The last time Bitcoin saw a crash like this was last year, when the crypto similarly collapsed by more than 50%. It happened over the course of just three months, with Bitcoin dipping below $30,000 in July 2021 after topping $63,000 in April. Bitcoin would go on to hit its all time-high some four months after that summer low.
Crypto history is littered with other examples. Bitcoin neared $18,000 in December 2017 and was below $7,000 by early the following February. Bitcoin’s even earlier days hold more cases.
However, one troubling development in the current crash is the situation with stablecoins, which are widely used tokens designed to maintain a 1:1 peg with a real asset, usually the U.S. dollar.
Stablecoin TerraUSD’s meltdown has already added downward pressure on Bitcoin, and Tether—in many ways the bedrock of the crypto economy, with daily trading volumes more than double that of Bitcoin—is the latest casualty. Tether lost its peg from the dollar on Thursday, moving as low as 96 cents on the dollar.

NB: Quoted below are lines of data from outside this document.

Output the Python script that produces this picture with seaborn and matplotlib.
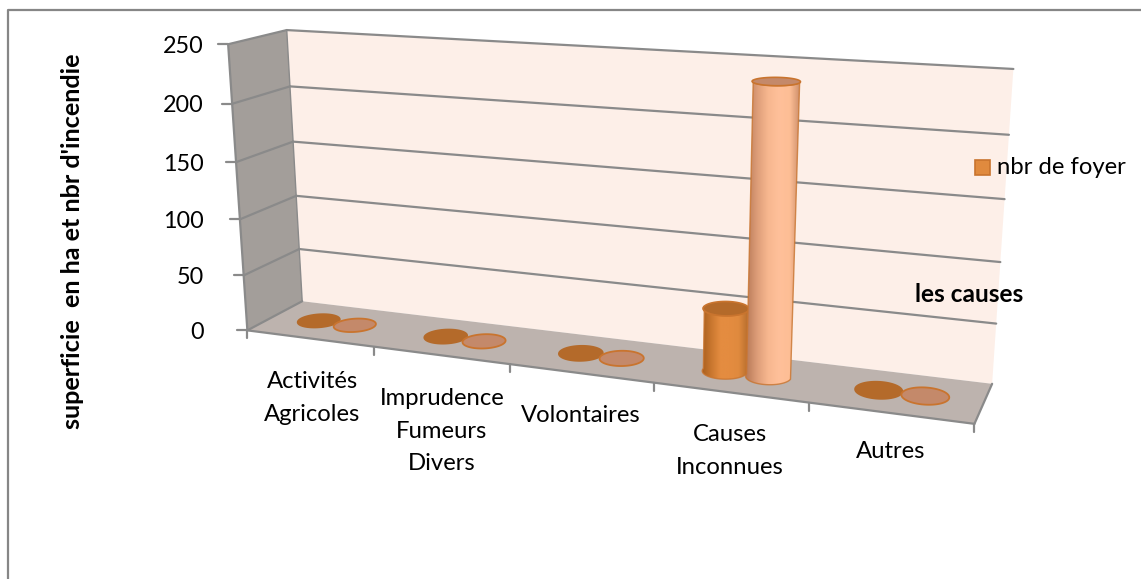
import numpy as np
import pandas as pd
import matplotlib
matplotlib.use('Agg')
import matplotlib.pyplot as plt
from matplotlib.patches import Polygon, Rectangle
import seaborn as sns

# Values
causes = ['Activités\nAgricoles', 'Imprudence\nFumeurs\nDivers', 'Volontaires',
          'Causes\nInconnues', 'Autres']
nbr_foyer = [0, 0, 0, 53, 0]
superficie = [0, 0, 0, 238, 0]
y_ticks = [0, 50, 100, 150, 200, 250]

# Box corners/grid points -> pixel position, used to fit the 3D view
box_pts = [(0, 0, 0), (5, 0, 0), (0, 1, 0), (5, 1, 0), (0, 0, 250), (0, 1, 250), (5, 1, 250),
           (0, 1, 100), (5, 1, 100), (1, 0, 0), (4, 0, 0), (0, 0, 100)]
px_pts = [(248, 330), (975, 423), (302, 301), (992, 383), (228, 44), (287, 30), (1013, 69),
          (296, 196), (1001, 263), (374, 348), (808, 403), (240, 219)]

# Pixel position of the category labels
label_pos = [(312, 398), (442, 431), (581, 416), (730, 451), (891, 452)]

GREY = '#8a8a8a'
EDGE = '#c9742e'


def fit_camera(pts, px):
    # plain DLT fit of a 3x4 projection matrix
    rows = []
    for (x, y, z), (u, v) in zip(pts, px):
        p = [x, y, z / 50.0, 1]
        rows.append(p + [0, 0, 0, 0] + [-u * c for c in p])
        rows.append([0, 0, 0, 0] + p + [-v * c for c in p])
    _, _, vt = np.linalg.svd(np.array(rows, dtype=float))
    return vt[-1].reshape(3, 4)


cam = fit_camera(box_pts, px_pts)


def project(x, y, z):
    x, y, z = np.broadcast_arrays(x, y, z)
    h = cam @ np.array([x, y, z / 50.0, np.ones_like(x, dtype=float)])
    return np.array([h[0] / h[2], h[1] / h[2]])


def seg(ax, a, b, lw=1.6, color=GREY, zorder=3):
    pa, pb = project(*a), project(*b)
    ax.plot([pa[0], pb[0]], [pa[1], pb[1]], color=color, lw=lw, zorder=zorder,
            solid_capstyle='round')


def face(ax, corners, color, zorder=1):
    xy = np.array([project(*c) for c in corners])
    ax.add_patch(Polygon(xy, closed=True, fc=color, ec='none', zorder=zorder))


def draw_cylinder(ax, cx, width, height, stops, top_col, disc_edge, zorder):
    r = width / 2.0
    t = np.linspace(0, 2 * np.pi, 90)
    depth = 0.5
    rd = 0.21
    base = project(cx + r * np.cos(t), depth + rd * np.sin(t), 0)
    if height < 3:
        ax.add_patch(Polygon(base.T, closed=True, fc=top_col, ec=disc_edge, lw=1.3, zorder=zorder))
        return
    cap = project(cx + r * np.cos(t), depth + rd * np.sin(t), height)
    # near half of each rim: sin(t) < 0 is toward the viewer
    front = np.linspace(np.pi, 2 * np.pi, 45)
    low = project(cx + r * np.cos(front), depth + rd * np.sin(front), 0)
    up = project(cx + r * np.cos(front), depth + rd * np.sin(front), height)
    body = np.vstack([low.T, up.T[::-1]])
    poly = Polygon(body, closed=True, fc='none', ec=EDGE, lw=1.0, alpha=0.8, zorder=zorder + 0.2)
    ax.add_patch(poly)
    x0, x1 = body[:, 0].min(), body[:, 0].max()
    y0, y1 = min(body[:, 1].min(), cap[1].min()), body[:, 1].max()
    cols = matplotlib.colors.LinearSegmentedColormap.from_list('c', stops)
    im = ax.imshow(np.linspace(0, 1, 128)[None, :], extent=(x0, x1, y1, y0), cmap=cols,
                   aspect='auto', zorder=zorder + 0.1, interpolation='bilinear')
    im.set_clip_path(poly)
    ax.add_patch(Polygon(cap.T, closed=True, fc=top_col, ec=EDGE, lw=1.2, zorder=zorder + 0.3))


sns.set_theme(style='white')
plt.rcParams['font.family'] = ['Lato', 'DejaVu Sans']

df = pd.DataFrame({
    'cause': causes * 2,
    'serie': ['nbr de foyer'] * 5 + ['superficie'] * 5,
    'valeur': nbr_foyer + superficie,
})

fig = plt.figure(figsize=(11.41, 5.79), dpi=100, facecolor='white')

# seaborn works out the bar layout on a hidden axes; the bars are redrawn in 3D below
ax_bars = fig.add_axes([0, 0, 1, 1])
sns.barplot(data=df, x='cause', y='valeur', hue='serie', width=0.58, gap=0,
            dodge=True, legend=False, ax=ax_bars)
bars = [(p.get_x(), p.get_width(), p.get_height()) for p in ax_bars.patches if p.get_width() > 0]
ax_bars.set_visible(False)

ax = fig.add_axes([0, 0, 1, 1])
ax.set_xlim(0, 1141)
ax.set_ylim(579, 0)
ax.axis('off')

# outer chart border: only the left and top sides are in the crop
ax.plot([8, 8, 1141], [579, 10, 10], color='#868686', lw=1.6, zorder=1)

# walls and floor
face(ax, [(0, 1, 0), (5, 1, 0), (5, 1, 250), (0, 1, 250)], '#fdefe8')
face(ax, [(0, 0, 0), (0, 1, 0), (0, 1, 250), (0, 0, 250)], '#a39e9a')
face(ax, [(0, 0, 0), (5, 0, 0), (5, 1, 0), (0, 1, 0)], '#bdb3ae')

for v in y_ticks:
    if v > 0:
        seg(ax, (0, 1, v), (5, 1, v))
    seg(ax, (0, 0, v), (0, 1, v))
    px, py = project(0, 0, v)
    ax.plot([px - 10, px], [py, py], color=GREY, lw=1.6, zorder=3)
    ax.text(204, py + 2, str(v), ha='right', va='center', fontsize=16.8, color='black')

seg(ax, (0, 0, 0), (0, 0, 250))
seg(ax, (0, 1, 0), (0, 1, 250), lw=1.0)
seg(ax, (0, 0, 0), (5, 0, 0))
seg(ax, (5, 0, 0), (5, 1, 0))

for i in range(6):
    px, py = project(i, 0, 0)
    ax.plot([px, px], [py, py + 8], color=GREY, lw=1.6, zorder=3)

# the bars, taken from the seaborn patches
dark = ['#a9601f', '#c9772f', '#e48c40', '#e48c40', '#e08a3e', '#b86f2e']
light = ['#b87a58', '#dd9d78', '#f7b78f', '#ffc09a', '#fdbe95', '#c98b68']
n = len(causes)
for k, (x, w, h) in enumerate(bars):
    first = k < n
    draw_cylinder(ax, x + w / 2 + 0.5, w, h, dark if first else light,
                  '#b46a2a' if first else '#c4896a', '#b46a2a' if first else EDGE,
                  zorder=5 + 0.01 * k + (1 if not first else 0))

for name, (lx, ly) in zip(causes, label_pos):
    ax.text(lx, ly, name, ha='center', va='center', fontsize=17.2, linespacing=1.7, color='black')

ax.text(73, 241, "superficie  en ha et nbr d'incendie", rotation=90, ha='center', va='center',
        fontsize=18.2, fontweight='bold', color='black')
ax.text(969, 295, 'les causes', ha='center', va='center', fontsize=17.6, fontweight='bold',
        color='black', zorder=8)

# legend
ax.add_patch(Rectangle((974.5, 159.5), 15, 15, fc='#e08a3e', ec=EDGE, lw=1.2, zorder=8))
ax.text(997, 168, 'nbr de foyer', ha='left', va='center', fontsize=17.2, color='black', zorder=8)

ax.set_xlim(0, 1141)
ax.set_ylim(579, 0)

fig.savefig('out.png', dpi=100)
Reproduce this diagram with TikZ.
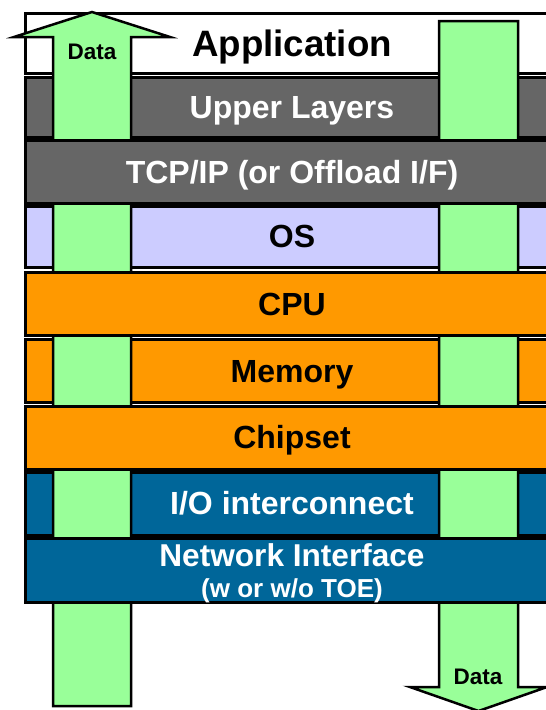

Traders use Tether and other stablecoins as a source of surety in a volatile world, and the coins have become a prime medium of exchange for payments, trading, lending, and other activities based on blockchain technology. The failure of stablecoins represents a systemic risk to the crypto ecosystem.
“The uncertainty around stablecoins is a concern and could lead to another flush out,” said Reyes. “But we may finally get the much needed regulatory framework that could entice institutions in.”
Regulators worry that if stablecoins take off as privately issued digital money, they could pose risks to broader financial markets and monetary policies. A run on a stablecoin could, in theory, lead to heavy selling in assets held as reserves, such as commercial short-term debt or other cash proxies.
“The markets are in meltdown but this may present an opportunity for institutional players to start building positions and push stablecoin regulation to provide more confidence,” said Reyes.